Bonds: During the first survey, the market was up, so you’re more comfortable with the highs and lows of the market when you’re experiencing more of the highs. With the more recent survey, we know what the market has been doing, and you’re less comfortable with the highs and lows of the market when you’re experiencing the lows.
VettaFi: Also in this survey are figures showing more than 90% of the respondents said that they value guidance from their advisors, and 86% say that their advisors are helping them remain confident. In your conversations with advisors, how confident do they feel in being able to provide advice that meets their client’s needs in this current market and economic environment?

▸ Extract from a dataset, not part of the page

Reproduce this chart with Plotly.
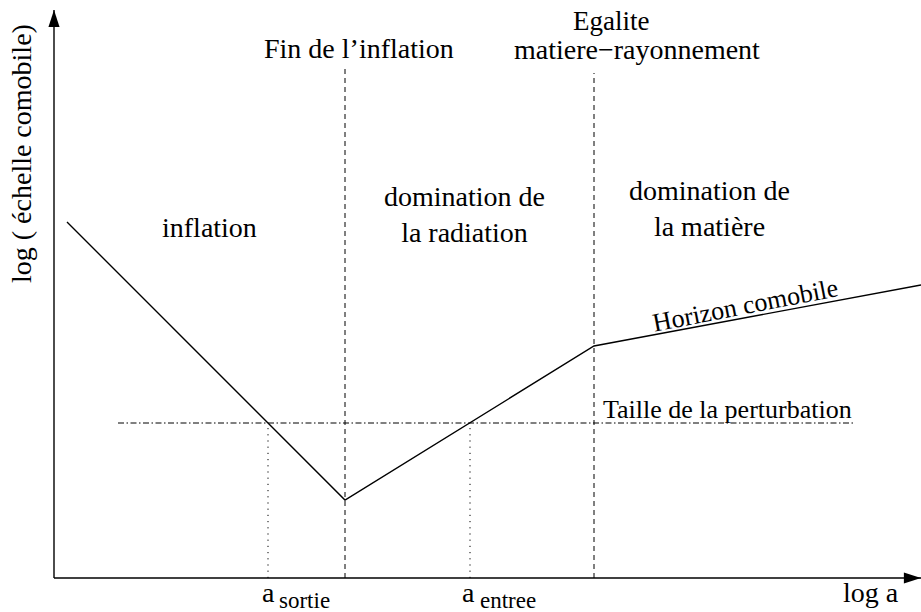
import plotly.graph_objects as go

# Horizon comobile : log a -> log(echelle comobile), unites arbitraires
log_a_horizon = [1.3, 29.1, 54.0, 86.7]
log_echelle_horizon = [35.6, 7.8, 23.2, 29.3]

# Reperes sur l'axe log a
a_fin_inflation = 29.1
a_egalite = 54.0
a_sortie = 21.4
a_entree = 41.6

# Taille de la perturbation (constante en coordonnees comobiles)
taille_perturbation = 15.5
perturbation_x = [6.4, 80.1]

# Hauteur des lignes de separation
haut_fin_inflation = 51.1
haut_egalite = 50.5

# Longueur des axes
axe_x_max = 86.7
axe_y_max = 56.8

POLICE = 'Liberation Serif'
NOIR = '#000000'

fig = go.Figure()

# Axes avec fleches
fig.add_trace(go.Scatter(
    x=[0, axe_x_max], y=[0, 0], mode='lines',
    line=dict(color=NOIR, width=1.4), hoverinfo='skip'
))
fig.add_trace(go.Scatter(
    x=[0, 0], y=[0, axe_y_max], mode='lines',
    line=dict(color=NOIR, width=1.4), hoverinfo='skip'
))
fig.add_trace(go.Scatter(
    x=[0, axe_x_max], y=[axe_y_max, 0], mode='markers',
    marker=dict(symbol='arrow', angle=[0, 90], size=18, color=NOIR,
                line=dict(width=0)),
    hoverinfo='skip'
))

# Separations verticales (tirets)
fig.add_trace(go.Scatter(
    x=[a_fin_inflation, a_fin_inflation], y=[0, haut_fin_inflation], mode='lines',
    line=dict(color=NOIR, width=1, dash='5px,4px'), hoverinfo='skip'
))
fig.add_trace(go.Scatter(
    x=[a_egalite, a_egalite], y=[0, haut_egalite], mode='lines',
    line=dict(color=NOIR, width=1, dash='5px,4px'), hoverinfo='skip'
))

# Taille de la perturbation (tiret-point)
fig.add_trace(go.Scatter(
    x=perturbation_x, y=[taille_perturbation, taille_perturbation], mode='lines',
    line=dict(color=NOIR, width=1, dash='6px,2.5px,1.5px,2.5px'), hoverinfo='skip'
))

# Sortie / entree de l'horizon (pointilles)
for a in [a_sortie, a_entree]:
    fig.add_trace(go.Scatter(
        x=[a, a], y=[0, taille_perturbation], mode='lines',
        line=dict(color=NOIR, width=1, dash='1.2px,5px'), hoverinfo='skip'
    ))

# Horizon comobile
fig.add_trace(go.Scatter(
    x=log_a_horizon, y=log_echelle_horizon, mode='lines',
    line=dict(color=NOIR, width=1.4), hoverinfo='skip'
))


def texte(x, y, t, size=28, angle=0, xanchor='center'):
    fig.add_annotation(
        x=x, y=y, text=t, showarrow=False, textangle=angle,
        xanchor=xanchor, yanchor='middle',
        font=dict(family=POLICE, size=size, color=NOIR)
    )


texte(30.5, 53.0, 'Fin de l’inflation')
texte(55.7, 55.7, 'Egalite', size=27)
texte(58.3, 52.9, 'matiere−rayonnement')
texte(15.5, 35.1, 'inflation')
texte(41.0, 36.4, 'domination de<br>la radiation')
texte(65.5, 37.0, 'domination de<br>la matière')
texte(69.1, 27.3, 'Horizon comobile', size=26, angle=-11)
texte(67.3, 16.9, 'Taille de la perturbation', size=26)
texte(81.7, -1.4, 'log a')
texte(-3.3, 42.4, 'log ( échelle comobile)', angle=-90)

# a_sortie, a_entree
texte(a_sortie, -1.4, 'a')
texte(a_sortie + 0.9, -2.2, 'sortie', size=23, xanchor='left')
texte(a_entree - 0.2, -1.4, 'a')
texte(a_entree + 0.8, -2.2, 'entree', size=23, xanchor='left')

fig.update_layout(
    width=921,
    height=612,
    margin=dict(l=0, r=0, t=0, b=0),
    paper_bgcolor='white',
    plot_bgcolor='white',
    showlegend=False,
    xaxis=dict(range=[-5.4, 86.7], visible=False, fixedrange=True),
    yaxis=dict(range=[-3.4, 57.8], visible=False, fixedrange=True),
)

fig.write_html('out.html', config={'displayModeBar': False},
               post_script="document.body.style.margin = '0';")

Bonds: I think it’s probably never been more challenging to be a financial advisor and keep people cool, calm, and collected with all of the volatility. I think if last year was about buying the dip for many investors, this year is about waiting and seeing. I really give a lot of kudos and credit to financial advisors that, based on this survey, are helping their clients remain more confident in the markets in that old adage of time in the markets, not timing the market.
I think the current environment may provide an opportunity that financial advisors haven’t had in the past: to show Gen Xers the value of advice and perhaps to change that narrative that Gen Xers tend to be more do-it-yourselfers, that they don’t use or need financial advice. I think that this could be an opening for financial advisors to show just how valuable their advice can be to this generation during this period of heightened volatility and high inflation.
VettaFi: What would be your advice to advisors on demonstrating that? If there’s a sense that Gen Xers have a historical distrust of financial advice and institutions from seeing the dot-com bubble, how do you capitalize on the opportunity to convince them otherwise?
Bonds: If we know that Gen Xers want to have more control over their portfolios, there’s a way to approach that. They like to be independent and might be more skeptical, but they need advice. I think there’s a way to approach that generation in more of a collaborative partnership with their financial advisors.